Directive >>
Take the lines from the beginning of the material through the line containing "XAxis, YAxis, CartesianGrid" and retype them exactly, leaving the pictures out.

==== Data rows

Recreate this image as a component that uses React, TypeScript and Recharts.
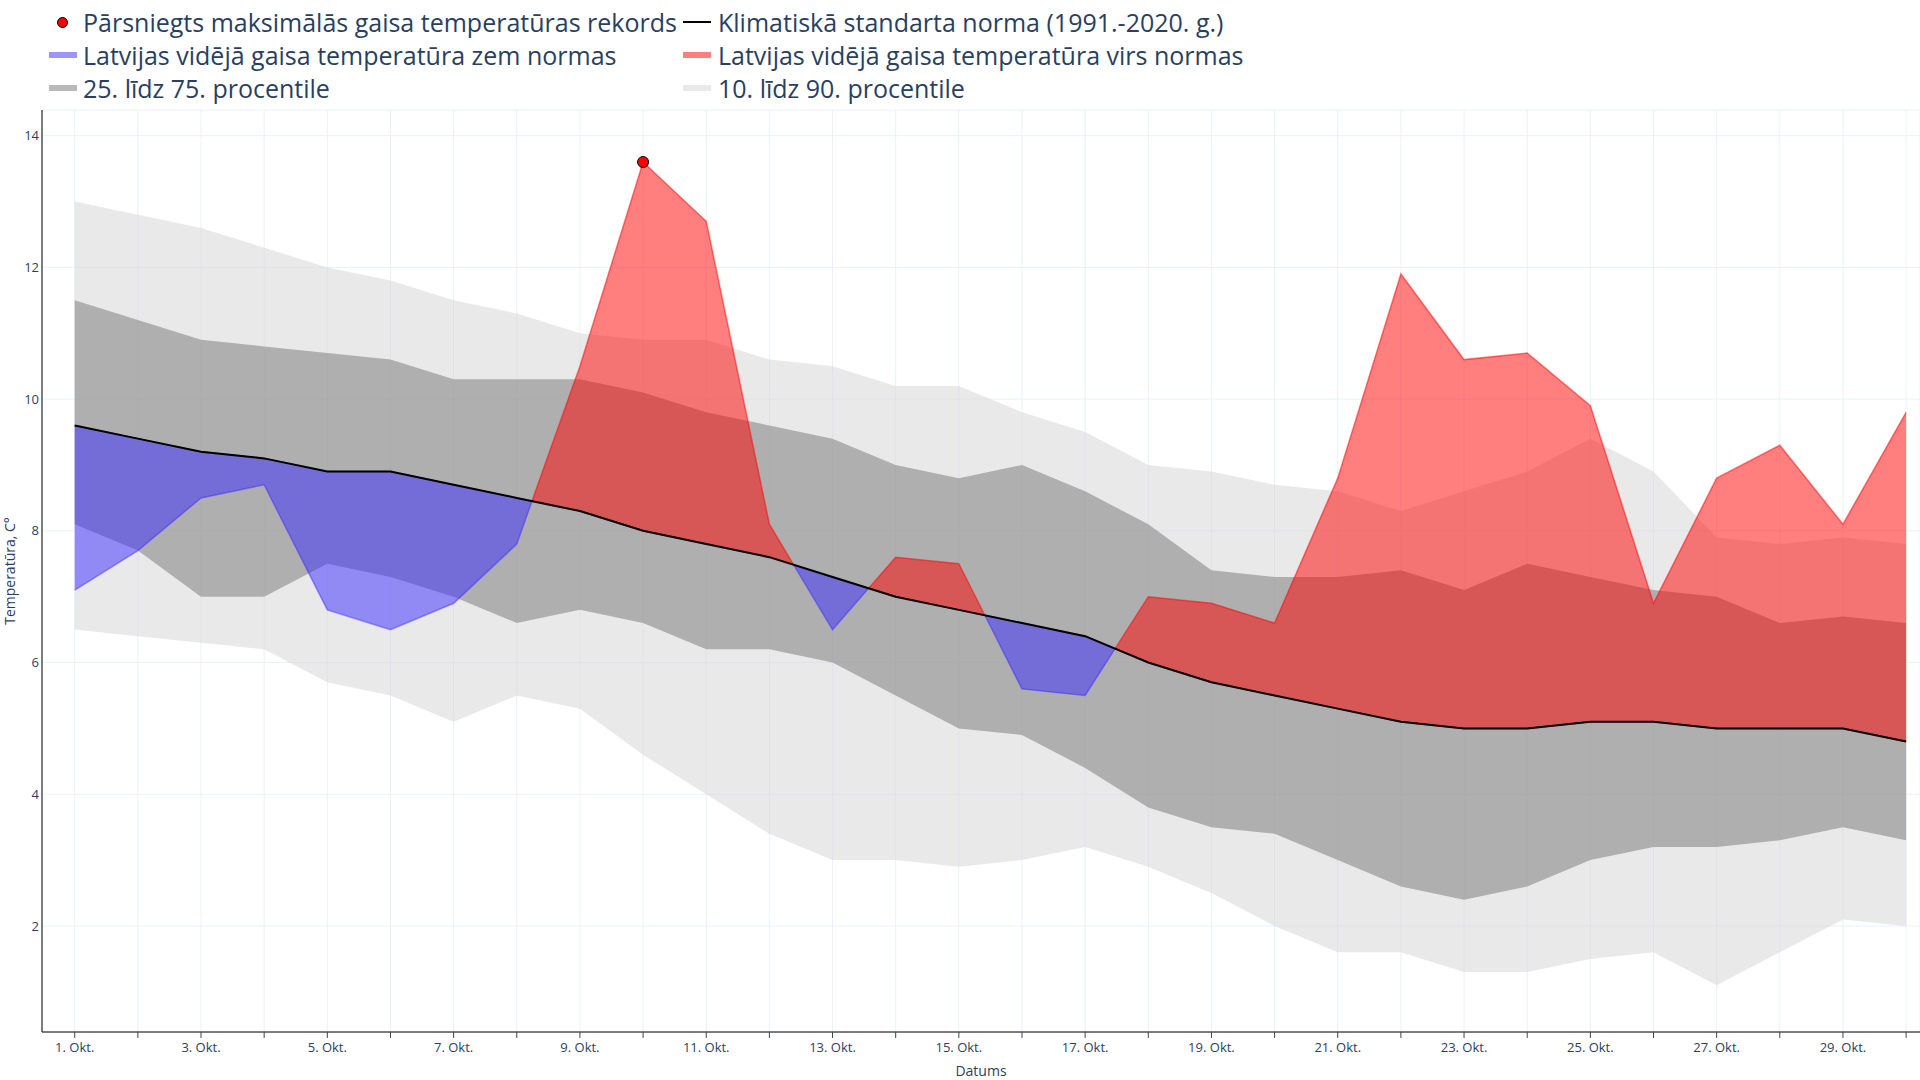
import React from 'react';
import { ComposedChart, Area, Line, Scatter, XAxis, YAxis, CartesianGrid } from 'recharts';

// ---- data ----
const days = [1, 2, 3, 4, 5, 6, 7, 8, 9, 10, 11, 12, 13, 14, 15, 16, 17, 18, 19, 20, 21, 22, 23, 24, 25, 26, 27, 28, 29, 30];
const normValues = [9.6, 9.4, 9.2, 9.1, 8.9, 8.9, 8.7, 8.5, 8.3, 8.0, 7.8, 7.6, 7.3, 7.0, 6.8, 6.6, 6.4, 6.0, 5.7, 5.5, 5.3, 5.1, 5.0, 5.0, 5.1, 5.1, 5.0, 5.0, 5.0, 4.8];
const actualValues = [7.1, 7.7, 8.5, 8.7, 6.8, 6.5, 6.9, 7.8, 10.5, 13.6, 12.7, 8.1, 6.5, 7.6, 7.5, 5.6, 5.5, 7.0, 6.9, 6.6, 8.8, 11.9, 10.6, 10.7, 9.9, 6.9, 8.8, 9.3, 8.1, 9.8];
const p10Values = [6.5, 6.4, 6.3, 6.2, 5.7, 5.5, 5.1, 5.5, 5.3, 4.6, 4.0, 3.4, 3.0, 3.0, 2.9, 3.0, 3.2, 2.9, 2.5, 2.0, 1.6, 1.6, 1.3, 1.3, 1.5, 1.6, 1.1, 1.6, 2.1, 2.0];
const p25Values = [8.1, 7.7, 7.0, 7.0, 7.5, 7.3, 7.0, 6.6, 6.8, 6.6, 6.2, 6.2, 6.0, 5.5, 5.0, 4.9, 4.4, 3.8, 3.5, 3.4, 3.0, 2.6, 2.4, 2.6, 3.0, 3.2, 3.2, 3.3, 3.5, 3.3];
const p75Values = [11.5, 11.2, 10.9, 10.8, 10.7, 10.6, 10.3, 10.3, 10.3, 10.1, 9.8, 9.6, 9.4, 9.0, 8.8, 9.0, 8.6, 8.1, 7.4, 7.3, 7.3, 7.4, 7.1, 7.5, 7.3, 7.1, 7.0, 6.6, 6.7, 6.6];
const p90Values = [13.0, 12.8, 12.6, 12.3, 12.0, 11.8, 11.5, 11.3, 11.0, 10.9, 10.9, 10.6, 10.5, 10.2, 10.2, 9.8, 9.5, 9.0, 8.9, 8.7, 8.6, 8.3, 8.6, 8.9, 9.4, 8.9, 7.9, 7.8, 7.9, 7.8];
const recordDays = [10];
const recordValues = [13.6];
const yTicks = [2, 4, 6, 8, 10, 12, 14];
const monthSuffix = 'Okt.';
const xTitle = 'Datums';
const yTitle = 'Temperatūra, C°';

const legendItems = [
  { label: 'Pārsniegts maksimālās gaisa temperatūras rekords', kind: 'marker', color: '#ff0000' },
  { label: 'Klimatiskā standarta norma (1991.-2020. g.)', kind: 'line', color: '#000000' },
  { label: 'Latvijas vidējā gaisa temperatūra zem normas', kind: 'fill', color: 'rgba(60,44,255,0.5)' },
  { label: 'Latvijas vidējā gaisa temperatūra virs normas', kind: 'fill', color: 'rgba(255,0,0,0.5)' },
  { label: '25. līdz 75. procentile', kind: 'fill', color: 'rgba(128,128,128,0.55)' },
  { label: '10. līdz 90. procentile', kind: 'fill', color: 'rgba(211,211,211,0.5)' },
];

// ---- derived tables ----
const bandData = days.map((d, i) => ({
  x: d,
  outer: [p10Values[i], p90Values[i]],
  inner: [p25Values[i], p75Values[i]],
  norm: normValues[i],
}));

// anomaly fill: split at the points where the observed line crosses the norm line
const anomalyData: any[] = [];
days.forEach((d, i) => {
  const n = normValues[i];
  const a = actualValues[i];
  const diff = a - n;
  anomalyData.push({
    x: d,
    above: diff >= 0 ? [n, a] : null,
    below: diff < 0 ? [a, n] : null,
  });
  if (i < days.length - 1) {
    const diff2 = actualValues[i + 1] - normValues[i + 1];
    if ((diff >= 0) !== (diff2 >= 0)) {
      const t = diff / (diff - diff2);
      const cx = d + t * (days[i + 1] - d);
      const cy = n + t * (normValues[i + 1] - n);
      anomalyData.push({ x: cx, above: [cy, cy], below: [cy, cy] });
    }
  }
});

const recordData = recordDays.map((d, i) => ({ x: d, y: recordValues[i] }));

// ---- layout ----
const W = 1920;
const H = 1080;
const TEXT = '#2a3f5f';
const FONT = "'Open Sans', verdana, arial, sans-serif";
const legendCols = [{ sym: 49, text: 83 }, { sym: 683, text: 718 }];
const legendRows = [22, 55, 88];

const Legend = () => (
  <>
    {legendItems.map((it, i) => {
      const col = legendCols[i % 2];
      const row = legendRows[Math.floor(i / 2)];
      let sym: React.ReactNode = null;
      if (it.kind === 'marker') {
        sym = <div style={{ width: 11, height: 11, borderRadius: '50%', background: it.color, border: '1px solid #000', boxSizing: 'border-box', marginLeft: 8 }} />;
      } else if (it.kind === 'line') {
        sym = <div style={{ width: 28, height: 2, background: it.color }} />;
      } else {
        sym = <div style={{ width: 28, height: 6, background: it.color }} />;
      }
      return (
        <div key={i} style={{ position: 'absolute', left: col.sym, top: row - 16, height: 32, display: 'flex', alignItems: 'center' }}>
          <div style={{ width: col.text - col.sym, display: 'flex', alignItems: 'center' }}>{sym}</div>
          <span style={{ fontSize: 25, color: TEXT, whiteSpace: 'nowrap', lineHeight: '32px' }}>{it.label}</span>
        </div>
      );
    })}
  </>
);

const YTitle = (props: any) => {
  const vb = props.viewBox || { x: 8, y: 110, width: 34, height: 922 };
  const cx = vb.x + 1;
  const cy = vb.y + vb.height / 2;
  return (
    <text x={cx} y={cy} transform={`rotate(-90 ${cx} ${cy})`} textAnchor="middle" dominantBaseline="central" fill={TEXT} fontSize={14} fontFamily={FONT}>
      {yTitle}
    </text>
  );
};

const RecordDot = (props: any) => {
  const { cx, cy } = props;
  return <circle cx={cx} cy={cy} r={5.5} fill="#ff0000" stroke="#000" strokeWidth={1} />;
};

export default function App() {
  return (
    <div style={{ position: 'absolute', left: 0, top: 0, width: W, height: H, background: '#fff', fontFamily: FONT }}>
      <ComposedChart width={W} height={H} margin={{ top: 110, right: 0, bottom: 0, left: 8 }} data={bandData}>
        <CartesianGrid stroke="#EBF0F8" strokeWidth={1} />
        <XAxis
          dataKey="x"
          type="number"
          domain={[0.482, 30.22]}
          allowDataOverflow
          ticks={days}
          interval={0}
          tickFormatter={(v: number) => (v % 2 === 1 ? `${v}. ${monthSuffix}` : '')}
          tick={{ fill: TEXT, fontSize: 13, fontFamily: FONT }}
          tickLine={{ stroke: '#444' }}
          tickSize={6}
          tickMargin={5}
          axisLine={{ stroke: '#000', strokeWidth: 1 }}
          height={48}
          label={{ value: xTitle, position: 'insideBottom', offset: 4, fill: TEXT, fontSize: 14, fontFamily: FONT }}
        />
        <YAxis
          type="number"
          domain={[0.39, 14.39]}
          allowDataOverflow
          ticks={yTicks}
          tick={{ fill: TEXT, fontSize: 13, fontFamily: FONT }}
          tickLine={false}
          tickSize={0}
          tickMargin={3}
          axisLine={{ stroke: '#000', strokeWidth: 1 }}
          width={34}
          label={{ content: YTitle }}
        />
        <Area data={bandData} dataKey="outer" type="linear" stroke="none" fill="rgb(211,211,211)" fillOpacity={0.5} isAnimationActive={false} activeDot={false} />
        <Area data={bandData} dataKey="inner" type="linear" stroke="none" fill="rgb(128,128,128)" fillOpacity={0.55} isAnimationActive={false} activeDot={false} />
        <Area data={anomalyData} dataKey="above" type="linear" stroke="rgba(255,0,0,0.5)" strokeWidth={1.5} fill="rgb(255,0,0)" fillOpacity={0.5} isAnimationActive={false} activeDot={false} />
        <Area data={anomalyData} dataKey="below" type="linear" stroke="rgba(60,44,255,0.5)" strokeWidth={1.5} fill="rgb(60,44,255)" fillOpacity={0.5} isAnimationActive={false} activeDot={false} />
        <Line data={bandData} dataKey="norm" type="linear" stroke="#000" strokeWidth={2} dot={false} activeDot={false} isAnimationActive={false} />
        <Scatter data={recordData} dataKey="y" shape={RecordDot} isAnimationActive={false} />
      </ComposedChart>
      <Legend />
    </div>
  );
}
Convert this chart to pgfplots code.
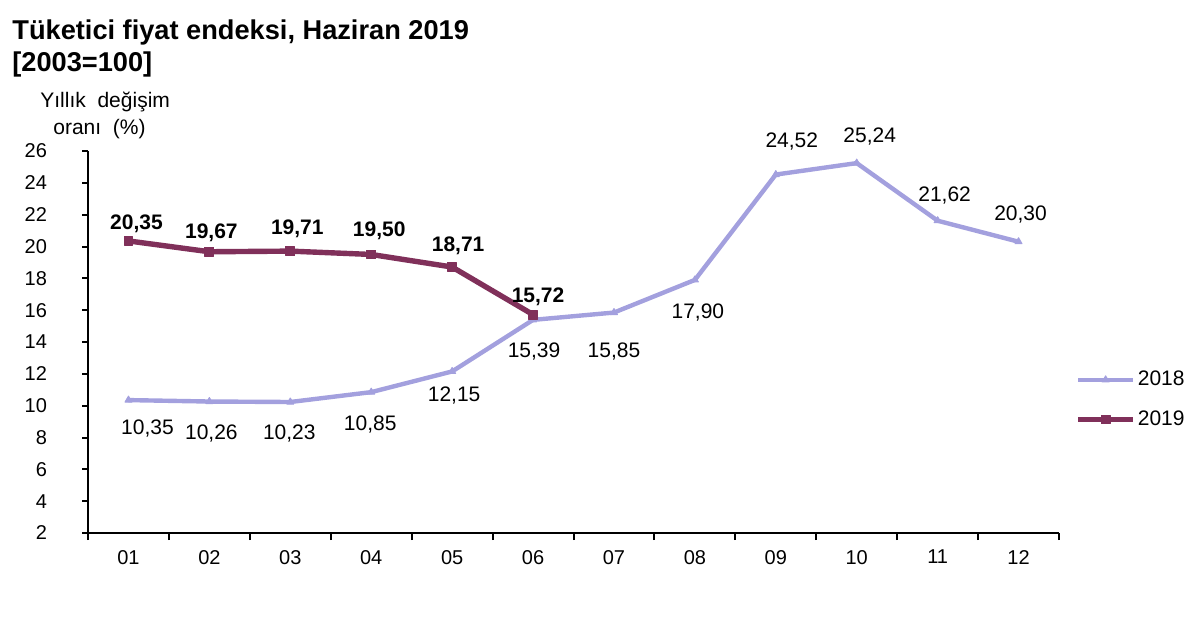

========

Task response >>
Recreate this image as a component that uses React, TypeScript and Recharts.
import React from 'react';
import { ComposedChart, Area, Line, Scatter, XAxis, YAxis, CartesianGrid } from 'recharts';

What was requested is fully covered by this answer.